BIDS Preprocessing Pipeline

This repo contains scripts for minimal containerized preprocessing for Mackey Lab child data in BIDS. These scripts using containers, which you can learn more about here, and work on our longitudinal data. They operate in two chunks.

First script

The first chunk is run by the new_subj_first script. This does the below:

  • Convert to nifti format with Heudiconv, put into CBPD_bids directory (see here).
  • Fix TOPUP fieldmaps for diffusion (see here).
  • Assign IntendedFor field to TOPUP fieldmaps (see here).

Next, if a subject has fallen asleep or we need to discard some data, the BOLD niftis must be edited to reflect this after running the first script (i.e. if some number # of TRs are removed, for example, for sleeping), and subjects or runs that are bad or incomplete (total number of volumes < 130) will be documented in the CBPD Scanning Notes.

Note: Adding to the .bidsignore does not affect running of any downstream tools such as MRIQC, which will run on these subjects anyways. This simply tells the bids-validator to ignore these files when checking whether the folder is valid.

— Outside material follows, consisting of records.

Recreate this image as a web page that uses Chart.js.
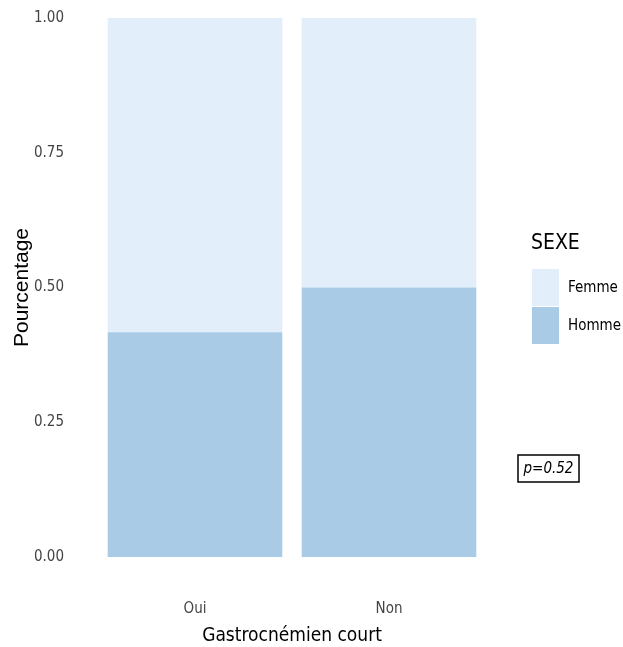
<!DOCTYPE html>
<html>
<head>
<meta charset="utf-8">
<script src="https://cdn.jsdelivr.net/npm/chart.js@4"></script>
<style>
  html, body { margin: 0; padding: 0; background: #fff; }
  #wrap { width: 623px; height: 647px; }
</style>
</head>
<body>
<div id="wrap"><canvas id="sexeChart" width="623" height="647"></canvas></div>
<script>
// Categories and proportions
const categories = ['Oui', 'Non'];
const hommeValues = [0.417, 0.50];
const femmeValues = [0.583, 0.50];
const yTicks = [0, 0.25, 0.5, 0.75, 1];
const pValueText = 'p=0.52';

const narrow = '"Liberation Sans Narrow", "DejaVu Sans Condensed", sans-serif';

// Legend on the right plus the p-value box
const sideLegend = {
  id: 'sideLegend',
  afterDraw(chart) {
    const ctx = chart.ctx;
    ctx.save();
    ctx.fillStyle = '#000';
    ctx.font = '21px ' + narrow;
    ctx.textBaseline = 'middle';
    ctx.textAlign = 'left';
    ctx.fillText('SEXE', 531, 244);

    // Femme on top, Homme below (same order as the reference)
    const items = [chart.data.datasets[1], chart.data.datasets[0]];
    items.forEach((ds, i) => {
      const y = 269 + i * 38;
      ctx.fillStyle = ds.backgroundColor;
      ctx.fillRect(532, y, 27, 37);
      ctx.fillStyle = '#000';
      ctx.font = '15px ' + narrow;
      ctx.fillText(ds.label, 568, y + 19);
    });

    // p-value box
    ctx.strokeStyle = '#000';
    ctx.lineWidth = 1.5;
    ctx.strokeRect(518, 455, 61, 27);
    ctx.font = 'italic 15px ' + narrow;
    ctx.textAlign = 'center';
    ctx.fillText(pValueText, 548.5, 469);
    ctx.restore();
  }
};

const ctx = document.getElementById('sexeChart').getContext('2d');
new Chart(ctx, {
  type: 'bar',
  data: {
    labels: categories,
    datasets: [
      { label: 'Homme', data: hommeValues, backgroundColor: '#a9cbe6', borderWidth: 0 },
      { label: 'Femme', data: femmeValues, backgroundColor: '#e2effa', borderWidth: 0 }
    ]
  },
  options: {
    responsive: false,
    animation: false,
    layout: { padding: { top: 18, right: 137, left: 0, bottom: 0 } },
    datasets: { bar: { categoryPercentage: 0.9, barPercentage: 1.0 } },
    plugins: {
      legend: { display: false },
      tooltip: { enabled: false }
    },
    scales: {
      x: {
        stacked: true,
        grid: { display: false },
        border: { display: false },
        ticks: { color: '#444', font: { family: narrow, size: 15 }, padding: 35 },
        title: {
          display: true,
          text: 'Gastrocnémien court',
          color: '#000',
          font: { family: narrow, size: 19 },
          padding: { top: 0, bottom: 0 }
        },
        afterFit(scale) { scale.height = 90; }
      },
      y: {
        stacked: true,
        min: 0,
        max: 1,
        afterBuildTicks(scale) { scale.ticks = yTicks.map(v => ({ value: v })); },
        grid: { display: false },
        border: { display: false },
        ticks: {
          color: '#444',
          font: { family: narrow, size: 15 },
          padding: 26,
          callback: v => Number(v).toFixed(2)
        },
        title: {
          display: true,
          text: 'Pourcentage',
          color: '#000',
          font: { family: 'Liberation Sans, Arial, sans-serif', size: 21 },
          padding: { top: 10, bottom: 0 }
        },
        afterFit(scale) {
          scale.width = 98;
          scale.paddingTop = 0;
          scale.paddingBottom = 0;
        }
      }
    }
  },
  plugins: [sideLegend]
});
</script>
</body>
</html>
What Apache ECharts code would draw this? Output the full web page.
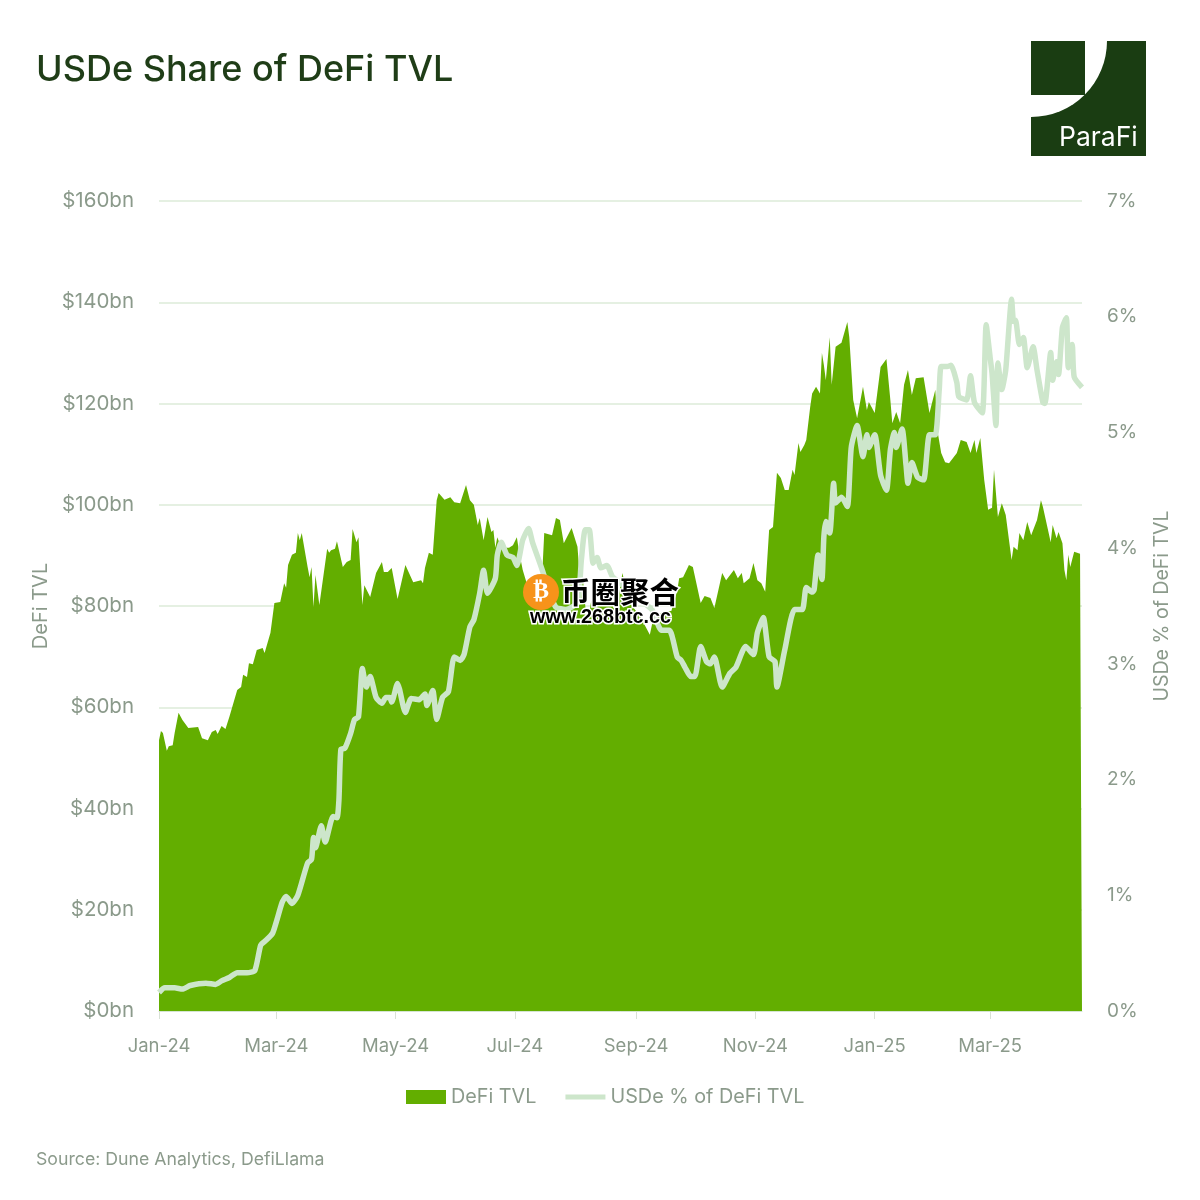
<!DOCTYPE html>
<html>
<head>
<meta charset="utf-8">
<title>USDe Share of DeFi TVL</title>
<script src="https://cdn.jsdelivr.net/npm/echarts@6/dist/echarts.min.js"></script>
<style>
html, body { margin: 0; padding: 0; background: #fff; }
#chart { width: 1200px; height: 1200px; }
</style>
</head>
<body>
<div id="chart"></div>
<script>
// x is days counted from 2024-01-01
var lastDay = 472;

var tvlDays = [0,1,2,4,5,7,8,10,12,13,15,20,22,25,27,29,30,32,34,36,40,42,43,45,46,48,50,53,54,57,59,62,64,65,66,68,70,71,72,73,76,77,78,79,80,82,86,87,88,90,91,94,96,98,99,101,102,104,105,108,111,114,115,117,119,122,126,130,134,135,136,138,140,142,143,146,149,151,154,157,159,161,163,164,166,168,170,171,172,173,175,179,181,183,184,186,190,194,196,197,201,203,205,207,211,214,215,217,218,219,221,225,230,235,237,240,246,251,253,259,262,265,266,268,271,273,277,279,282,284,288,290,294,296,298,299,302,304,306,308,310,312,314,316,318,320,322,324,325,327,328,330,331,333,334,336,338,339,340,341,343,344,346,349,352,353,355,357,360,362,363,366,369,372,374,375,377,379,381,383,385,387,391,394,397,398,400,402,404,408,410,413,415,417,418,420,422,424,426,427,429,431,433,436,437,439,440,442,444,446,449,451,452,456,457,459,460,462,463,464,465,466,468,471,472];
var tvlValues = [53.5,55.3,54.9,51.4,52.3,52.5,54.9,58.9,57.5,57.5,55.9,56.1,53.9,53.5,55.1,55.5,54.7,56.3,55.7,58.1,63.4,64,66.4,66,68.7,68.5,71.3,71.7,70.7,74.7,80.6,80.8,84.5,83.6,88.1,90.1,90.5,94.4,93,94.4,87.7,85.7,87.7,79.8,86.1,80.2,91.3,90.5,91,91.3,92.8,87.7,88.7,89.1,95.2,92.6,93.6,80.2,84.1,81.8,86.5,88.7,86.7,86.7,87.5,81.4,88.1,84.7,85.1,84.5,87.5,90.5,90.1,100.9,102.3,101,101.5,100.5,100.3,103.9,100.9,100,96,97.4,93,97.6,94.6,95,91.5,93.6,91.5,91.5,92,93.6,91,87.1,82,82,86.5,94.4,94,97.4,97,92.4,95.4,91.7,86.5,84.5,80,76,81,80,81,82,86.5,81,78,74.3,78,79,79,83,85.5,85.7,88.1,87.7,80.6,82,81.6,79.6,86.5,85.1,87.1,85.5,86.5,84.5,85.5,88.5,85.1,84.5,82.8,95,95.6,106.3,105.3,102.9,102.9,106.9,105.9,112.2,110.4,111.8,112.8,119.3,122,123.3,122,130,127.6,124.6,133.1,123.7,131.2,132,136.1,133.1,120.7,117.1,123.3,118.7,120.3,118.1,127.2,128.8,120.7,116.1,118.3,116.1,123.7,126.6,121.7,125,125.2,118.1,122.7,114.8,110.2,108.4,108.2,110.2,112.8,112.4,110.2,112.8,110.2,113.2,104.9,99,99.4,106.9,97.6,100.3,98,89.1,91.7,91,94.4,93,96.6,94,97,100.9,99.6,92.6,96,93.4,94.6,92.4,87.1,85.1,90.1,87.7,90.7,90.3,90.3];

var usdeDays = [0,3,8,12,16,24,29,32,36,40,43,45,49,52,54,58,60,63,65,68,71,76,78,79,80,83,85,89,91,92,93,95,98,100,102,104,106,108,111,114,116,118,119,122,123,126,129,133,136,137,140,142,145,148,151,154,156,159,161,164,166,168,172,173,175,178,181,183,186,189,191,196,200,203,208,214,216,218,220,222,224,226,229,232,236,241,246,252,257,261,265,267,269,272,274,277,280,282,284,288,292,295,300,304,306,309,312,315,316,320,325,329,331,334,335,337,339,340,341,343,345,346,349,352,354,357,360,362,363,366,369,372,374,376,377,380,382,383,385,388,391,394,397,399,400,403,405,408,409,413,415,417,421,423,425,426,428,429,431,433,436,437,438,440,442,444,447,449,452,453,456,457,459,460,462,464,465,467,468,472];
var usdeValues = [0.16,0.2,0.2,0.19,0.22,0.24,0.23,0.26,0.29,0.33,0.33,0.33,0.35,0.57,0.6,0.67,0.77,0.94,0.99,0.93,1,1.28,1.31,1.5,1.41,1.6,1.46,1.68,1.67,1.82,2.26,2.27,2.4,2.52,2.54,2.96,2.8,2.89,2.71,2.66,2.71,2.71,2.67,2.83,2.78,2.58,2.7,2.69,2.74,2.64,2.77,2.52,2.71,2.76,3.06,3.03,3.08,3.32,3.38,3.61,3.81,3.61,3.74,3.94,4.05,3.94,3.92,3.85,4.07,4.17,4.05,3.81,3.6,3.49,3.47,3.53,3.9,4.16,4.16,3.87,3.92,3.83,3.85,3.75,3.7,3.6,3.55,3.47,3.29,3.29,3.06,3.03,2.97,2.89,2.89,3.15,3.02,3,3.06,2.8,2.92,2.97,3.15,3.08,3.27,3.4,3.06,3.02,2.8,3.12,3.47,3.47,3.66,3.62,3.64,3.94,3.73,4.1,4.23,4.13,4.56,4.39,4.44,4.36,4.87,5.06,4.79,4.98,4.87,4.98,4.63,4.5,4.85,5,4.87,5.03,4.72,4.56,4.74,4.61,4.59,4.98,4.98,5.37,5.57,5.57,5.58,5.43,5.31,5.28,5.49,5.26,5.17,5.93,5.65,5.51,5.06,5.6,5.37,5.54,6.15,5.96,5.97,5.76,5.82,5.56,5.74,5.54,5.26,5.25,5.69,5.45,5.61,5.5,5.91,5.99,5.56,5.76,5.48,5.39];

var tickDays = [0,60,121,182,244,305,366,425];
var tickLabels = ['Jan-24','Mar-24','May-24','Jul-24','Sep-24','Nov-24','Jan-25','Mar-25'];

var labelColor = '#8b9a8b';
var labelFont = 'Inter';

function toPairs(days, values) {
    return days.map(function (d, i) {
        return [d, values[i]];
    });
}

var chart = echarts.init(document.getElementById('chart'), null, {renderer: 'canvas'});
chart.setOption({
    animation: false,
    backgroundColor: '#fff',
    title: [
        {
            text: 'USDe Share of DeFi TVL',
            left: 31,
            top: 47,
            textStyle: {fontFamily: labelFont, fontSize: 36, fontWeight: 500, color: '#1f3d17'}
        },
        {
            text: 'Source: Dune Analytics, DefiLlama',
            left: 31,
            top: 1146,
            textStyle: {fontFamily: labelFont, fontSize: 17.7, fontWeight: 400, color: labelColor}
        }
    ],
    legend: {
        left: 401,
        top: 1082,
        itemWidth: 40,
        itemHeight: 14,
        itemGap: 29,
        textStyle: {fontFamily: labelFont, fontSize: 19.8, color: labelColor},
        // second icon: a 5px bar inside the 14px box, the outer moves only keep the box height
        data: [
            {name: 'DeFi TVL', icon: 'rect'},
            {name: 'USDe % of DeFi TVL', icon: 'path://M0 0H40M0 4.5H40V9.5H0ZM0 14H40'}
        ]
    },
    grid: {left: 159, right: 118, top: 201, bottom: 189},
    xAxis: {
        type: 'value',
        min: 0,
        max: lastDay,
        axisLine: {lineStyle: {color: '#d5e5d2', width: 1}},
        axisTick: {show: true, length: 8, customValues: tickDays, lineStyle: {color: '#d9e2d6'}},
        splitLine: {show: false},
        axisLabel: {
            customValues: tickDays,
            margin: 26,
            fontFamily: labelFont,
            fontSize: 18.5,
            color: labelColor,
            formatter: function (v) {
                return tickLabels[tickDays.indexOf(v)];
            }
        }
    },
    yAxis: [
        {
            type: 'value',
            min: 0,
            max: 160,
            interval: 20,
            name: 'DeFi TVL',
            nameLocation: 'middle',
            nameRotate: 90,
            nameGap: 106,
            nameTextStyle: {fontFamily: labelFont, fontSize: 20, color: labelColor},
            axisLine: {show: false},
            axisTick: {show: false},
            splitLine: {lineStyle: {color: '#dcebd8', width: 1.5}},
            axisLabel: {
                margin: 25,
                fontFamily: labelFont,
                fontSize: 20.5,
                color: labelColor,
                formatter: '${value}bn'
            }
        },
        {
            type: 'value',
            min: 0,
            max: 7,
            interval: 1,
            name: 'USDe % of DeFi TVL',
            nameLocation: 'middle',
            nameRotate: 90,
            nameGap: 70,
            nameTextStyle: {fontFamily: labelFont, fontSize: 19.5, color: labelColor},
            axisLine: {show: false},
            axisTick: {show: false},
            splitLine: {show: false},
            axisLabel: {
                margin: 25,
                fontFamily: labelFont,
                fontSize: 19,
                color: labelColor,
                formatter: '{value}%'
            }
        }
    ],
    series: [
        {
            name: 'DeFi TVL',
            type: 'line',
            yAxisIndex: 0,
            showSymbol: false,
            symbol: 'none',
            lineStyle: {width: 0},
            itemStyle: {color: '#63ae00'},
            areaStyle: {color: '#63ae00', opacity: 1},
            data: toPairs(tvlDays, tvlValues)
        },
        {
            name: 'USDe % of DeFi TVL',
            type: 'line',
            yAxisIndex: 1,
            showSymbol: false,
            symbol: 'none',
            smooth: 0.2,
            lineStyle: {width: 5.5, color: '#cde6cb', join: 'round'},
            itemStyle: {color: '#cde6cb'},
            data: toPairs(usdeDays, usdeValues)
        }
    ],
    graphic: [
        // ParaFi logo
        {type: 'rect', shape: {x: 1031, y: 41, width: 115, height: 115}, style: {fill: '#1a3d12'}},
        {type: 'sector', shape: {cx: 1031, cy: 41, r: 76, r0: 0, startAngle: 0, endAngle: Math.PI / 2}, style: {fill: '#fff'}},
        {type: 'rect', shape: {x: 1031, y: 41, width: 54, height: 54}, style: {fill: '#1a3d12'}},
        {type: 'text', x: 1059, y: 125, style: {text: 'ParaFi', fill: '#fff', font: '400 26.5px Inter'}},
        // site watermark over the chart
        {type: 'circle', z: 100, shape: {cx: 541, cy: 592, r: 18}, style: {fill: '#f7931a'}},
        {type: 'text', z: 101, x: 541, y: 592, style: {text: '₿', fill: '#fff', font: '700 24px "DejaVu Sans"', align: 'center', verticalAlign: 'middle'}},
        {type: 'text', z: 101, x: 561, y: 577, style: {text: '币圈聚合', fill: '#000', stroke: '#fff', lineWidth: 3, strokeFirst: true, font: '700 29.5px "Noto Sans CJK SC"'}},
        {type: 'text', z: 101, x: 530, y: 608, style: {text: 'www.268btc.cc', fill: '#000', stroke: '#fff', lineWidth: 3, strokeFirst: true, font: '700 19.8px "Liberation Sans"'}}
    ]
});
</script>
</body>
</html>
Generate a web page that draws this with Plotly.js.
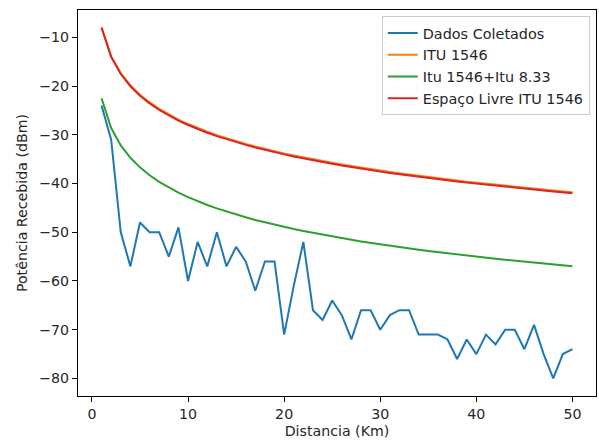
<!DOCTYPE html>
<html>
<head>
<meta charset="utf-8">
<script src="https://cdn.plot.ly/plotly-3.0.1.min.js"></script>
<style>html,body{margin:0;padding:0;background:#fff;}#chart{width:599px;height:442px;}</style>
</head>
<body>
<div id="chart"></div>
<script>
const distancia = [1,2,3,4,5,6,7,8,9,10,11,12,13,14,15,16,17,18,19,20,21,22,23,24,25,26,27,28,29,30,31,32,33,34,35,36,37,38,39,40,41,42,43,44,45,46,47,48,49,50];
const dadosColetados = [-24,-31,-50,-57,-48,-50,-50,-55,-49,-60,-52,-57,-50,-57,-53,-56,-62,-56,-56,-71,-61,-52,-66,-68,-64,-67,-72,-66,-66,-70,-67,-66,-66,-71,-71,-71,-72,-76,-72,-75,-71,-73,-70,-70,-74,-69,-75,-80,-75,-74];
const itu1546 = [-8.00,-13.92,-17.34,-19.84,-21.78,-23.36,-24.70,-25.86,-26.88,-27.80,-28.63,-29.38,-30.08,-30.72,-31.32,-31.88,-32.41,-32.91,-33.38,-33.82,-34.24,-34.65,-35.03,-35.40,-35.76,-36.10,-36.43,-36.74,-37.05,-37.34,-37.63,-37.90,-38.17,-38.43,-38.68,-38.93,-39.16,-39.40,-39.62,-39.84,-40.06,-40.27,-40.47,-40.67,-40.86,-41.06,-41.24,-41.42,-41.60,-41.78];
const itu1546_833 = [-22.50,-28.61,-32.19,-34.72,-36.69,-38.30,-39.66,-40.83,-41.87,-42.80,-43.64,-44.41,-45.11,-45.77,-46.37,-46.94,-47.48,-47.98,-48.46,-48.91,-49.34,-49.75,-50.14,-50.52,-50.88,-51.22,-51.56,-51.88,-52.19,-52.49,-52.77,-53.05,-53.33,-53.59,-53.84,-54.09,-54.33,-54.57,-54.80,-55.02,-55.24,-55.45,-55.66,-55.86,-56.06,-56.25,-56.44,-56.63,-56.81,-56.99];
const espacoLivre = [-8.00,-14.02,-17.54,-20.04,-21.98,-23.56,-24.90,-26.06,-27.08,-28.00,-28.83,-29.58,-30.28,-30.92,-31.52,-32.08,-32.61,-33.11,-33.58,-34.02,-34.44,-34.85,-35.23,-35.60,-35.96,-36.30,-36.63,-36.94,-37.25,-37.54,-37.83,-38.10,-38.37,-38.63,-38.88,-39.13,-39.36,-39.60,-39.82,-40.04,-40.26,-40.47,-40.67,-40.87,-41.06,-41.26,-41.44,-41.62,-41.80,-41.98];
const seriesNames = ['Dados Coletados','ITU 1546','Itu 1546+Itu 8.33','Espaço Livre ITU 1546'];
const seriesColors = ['#1f77b4','#ff7f0e','#2ca02c','#d62728'];
const seriesData = [dadosColetados, itu1546, itu1546_833, espacoLivre];

const traces = seriesData.map((ys, i) => ({
  x: distancia, y: ys, type: 'scatter', mode: 'lines', name: seriesNames[i],
  legendgroup: 'g' + i,
  line: {color: seriesColors[i], width: 2}
}));

const font = {family: 'DejaVu Sans, sans-serif', size: 14.2, color: '#262626'};
const legFont = {family: 'DejaVu Sans, sans-serif', size: 14.4, color: '#262626'};
const layout = {
  width: 599, height: 442,
  margin: {l: 78, r: 3, t: 10, b: 46, pad: 0},
  paper_bgcolor: '#fff', plot_bgcolor: '#fff',
  font: font,
  showlegend: true,
  legend: {x: 0.988, y: 0.984, xanchor: 'right', yanchor: 'top', bgcolor: 'rgba(255,255,255,0.8)',
           bordercolor: '#cccccc', borderwidth: 1, font: legFont, itemwidth: 30, tracegroupgap: 2,
           traceorder: 'normal'},
  xaxis: {range: [-1.45, 52.45], dtick: 10, tick0: 0, showgrid: false, zeroline: false,
          showline: true, mirror: true, linecolor: '#000', linewidth: 1,
          ticks: 'outside', ticklen: 5, tickcolor: '#000', tickfont: font,
          title: {text: 'Distancia (Km)', font: font, standoff: 5}},
  yaxis: {range: [-83.6, -4.4], dtick: 10, tick0: 0, showgrid: false, zeroline: false,
          showline: true, mirror: true, linecolor: '#000', linewidth: 1,
          ticks: 'outside', ticklen: 5, tickcolor: '#000', tickfont: font,
          title: {text: 'Potência Recebida (dBm)', font: font, standoff: 8}}
};
Plotly.newPlot('chart', traces, layout, {displayModeBar: false, staticPlot: true});
</script>
</body>
</html>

Check the MRI protocol notes (here) or CBPD Scanning Data (here) for whether a participant has fallen asleep, and at what time. If we didn't note when they fell asleep, mark the whole run to discard for sleeping. A script for discarding extra TRs is here.

Second script

The second chunk is run by new_subj_second script. This does the below:

  • Run MRIQC on that subject.
  • Re-run MRIQC group command to add the new subject to the group MRIQC file.
  • Pull only a subset of the columns of MRIQC IQMs into the MRIQC_Filtered_Columns.csv, used to update the CBPD_Scanning_Data Google sheet.
  • Run cross-sectional Freesurfer on that subject’s chosen T1, including hippocampal subfields. The T1 used is documented on the CBPD_Scanning_Data Google sheet, and a copy is saved for posterity in this repo in fmriprep/CBPD_Scanning_Data_MRI_Quality.csv. Each timepoint has a separate Freesurfer SUBJECTS_DIR (see here).
  • Run cross-sectional Freesurfer on any experimental T1 sequences (no longer used). Each experimental sequence has a separate Freesurfer SUBJECTS_DIR.
  • When Freesurfer is done, run fMRIprep specifically on this session, which will then run with precomputed session-specific Freesurfer inputs. (see here).

Then, someone should put their eyes on fMRIprep .html files for the subject, and copy MRIQC outputs (including # of resting-state vols kept) into CBPD Scanning Data file.

Note: Here we treat longitudinal timepoints as separate subjects for Freesurfer and fMRIprep, given that we might expect significant anatomical change between timepoints. Longitudinal Freesurfer pipelines will be run separately, as they are not being used for functional preprocessing (per APM 03/2020).


Most scripts pull Singularity containers from their location in /cbica/projects/cbpd_main_data/tools, but you do need a few utilities accessible from your path. I recommend installing them all into a Conda environment (maybe your base environment).

  • Check that Singularity is accessible from your path (and if not, add it):
     which singularity
  • Freesurfer : Use the 6.0.0-make-fix version if you're going to be brain-editing. You will need to add this to your .bashrc. Add the two lines below to your .bashrc, and check with echo $FREESURFER_HOME once you've logged in.
     module unload freesurfer/5.3.0
     module load freesurfer/6.0.0
    More information on the make-fix version is here.
  • Python packages in your Conda environment: python-dateutil, dcm2niix, pandas
    For CfN: You need a current version of dcm2niix, do not use the one in /data/picsl/mackey_group/BPD/envs/bpd_py! You may need to remove that from your path.
       conda create -n <env-name> python=3.7
       conda activate <env-name>
       conda config --append channels conda-forge
       conda install python-dateutil dcm2niix pandas
     	conda install -c conda-forge jq
       pip install pybids
    If you're using these scripts and you didn't install these packages into your base environment, change lines 8-10 of and to reflect your username and activating your Conda environment.


  • Copying over dicoms from Rico (computer at SC3T), detecting which have changed in the last four days
  • Copying over dicoms from Flywheel; to do this you need the Flywheel Command-line Interface (CLI) in your $PATH and a Flywheel Upenn Account. Run the line below while logged in to your user account on CUBIC (this is already set up for the cbpdmaindata project user):
     echo "export PATH=\$PATH:/cbica/projects/cbpd_main_data/tools/flywheel/linux_amd64" >> ~/.bashrc
  • Backing up dicoms to the hard drive (plug in drive, put in IDs, and run the loop)
  • Removing extra TRs for sleeping participants
  • Fixing error about Conflicting study identifiers found (see here for re-registered participants)
  • Fixing protocol names of wrongly-named dicom headers
  • Pulling a subset of MRIQC image quality metrics

Using the data

Please read the README and CHANGES at the top-level of the BIDS dataset!